* start Provided data *

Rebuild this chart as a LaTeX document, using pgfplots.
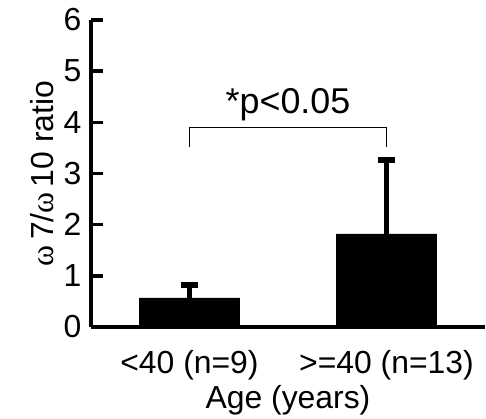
\documentclass[border=0pt]{standalone}
\usepackage{pgfplots}
\pgfplotsset{compat=1.18}
\usepackage{fontspec}
\setmainfont{Liberation Sans}
\newfontfamily\greekfont{Liberation Serif}
\begin{document}
\begin{tikzpicture}
\begin{axis}[
  scale only axis, width=394bp, height=307bp,
  xmin=0, xmax=2, ymin=0, ymax=6,
  axis x line*=bottom, axis y line*=left,
  axis line style={line width=3.5bp, black},
  ytick={0,1,2,3,4,5,6},
  xtick={0.5,1.5},
  xticklabels={{<40 (n=9)},{>=40 (n=13)}},
  x tick style={draw=none},
  extra x ticks={1,2}, extra x tick labels={},
  extra x tick style={major tick length=12bp, tick style={line width=3bp, black}},
  tick align=inside, major tick length=12bp,
  y tick style={line width=3.5bp, black},
  /pgf/number format/assume math mode=true,
  ticklabel style={font=\fontsize{32}{36}\selectfont},
  xlabel style={font=\fontsize{32}{36}\selectfont, yshift=2bp},
  ylabel style={font=\fontsize{32}{36}\selectfont, yshift=3bp},
  yticklabel style={xshift=-6bp},
  xticklabel style={yshift=-20bp},
  xlabel={Age (years)},
  ylabel={{\greekfont ω}\,7/{\greekfont ω}\,10 ratio},
  clip=false,
]
\coordinate (O) at (rel axis cs:0,0);
\coordinate (T) at (rel axis cs:1,1);
\addplot[ybar, fill=black, draw=black, bar width=100bp,
  error bars/.cd, y dir=plus, y explicit,
  error bar style={line width=5bp, black},
  error mark options={rotate=90, mark size=8.5bp, line width=6bp, black}]
  coordinates {(0.5,0.57) +- (0,0.25) (1.5,1.82) +- (0,1.44)};
\addplot[black, line width=1.3bp, mark=none]
  coordinates {(0.5,3.52) (0.5,3.9) (1.5,3.9) (1.5,3.52)};
\node[font=\fontsize{36}{40}\selectfont] at (axis cs:1,4.34) {*p<0.05};
\end{axis}
\pgfresetboundingbox
\path ([xshift=-91bp,yshift=-92bp]O) rectangle ([xshift=1bp,yshift=20bp]T);
\end{tikzpicture}
\end{document}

* end Provided data *

Exercise objective: Output the data above without changes, apart from leaving out the pictures.

Solution to this problem:
Rebuild this chart as a LaTeX document, using pgfplots.
\documentclass[border=0pt]{standalone}
\usepackage{pgfplots}
\pgfplotsset{compat=1.18}
\usepackage{fontspec}
\setmainfont{Liberation Sans}
\newfontfamily\greekfont{Liberation Serif}
\begin{document}
\begin{tikzpicture}
\begin{axis}[
  scale only axis, width=394bp, height=307bp,
  xmin=0, xmax=2, ymin=0, ymax=6,
  axis x line*=bottom, axis y line*=left,
  axis line style={line width=3.5bp, black},
  ytick={0,1,2,3,4,5,6},
  xtick={0.5,1.5},
  xticklabels={{<40 (n=9)},{>=40 (n=13)}},
  x tick style={draw=none},
  extra x ticks={1,2}, extra x tick labels={},
  extra x tick style={major tick length=12bp, tick style={line width=3bp, black}},
  tick align=inside, major tick length=12bp,
  y tick style={line width=3.5bp, black},
  /pgf/number format/assume math mode=true,
  ticklabel style={font=\fontsize{32}{36}\selectfont},
  xlabel style={font=\fontsize{32}{36}\selectfont, yshift=2bp},
  ylabel style={font=\fontsize{32}{36}\selectfont, yshift=3bp},
  yticklabel style={xshift=-6bp},
  xticklabel style={yshift=-20bp},
  xlabel={Age (years)},
  ylabel={{\greekfont ω}\,7/{\greekfont ω}\,10 ratio},
  clip=false,
]
\coordinate (O) at (rel axis cs:0,0);
\coordinate (T) at (rel axis cs:1,1);
\addplot[ybar, fill=black, draw=black, bar width=100bp,
  error bars/.cd, y dir=plus, y explicit,
  error bar style={line width=5bp, black},
  error mark options={rotate=90, mark size=8.5bp, line width=6bp, black}]
  coordinates {(0.5,0.57) +- (0,0.25) (1.5,1.82) +- (0,1.44)};
\addplot[black, line width=1.3bp, mark=none]
  coordinates {(0.5,3.52) (0.5,3.9) (1.5,3.9) (1.5,3.52)};
\node[font=\fontsize{36}{40}\selectfont] at (axis cs:1,4.34) {*p<0.05};
\end{axis}
\pgfresetboundingbox
\path ([xshift=-91bp,yshift=-92bp]O) rectangle ([xshift=1bp,yshift=20bp]T);
\end{tikzpicture}
\end{document}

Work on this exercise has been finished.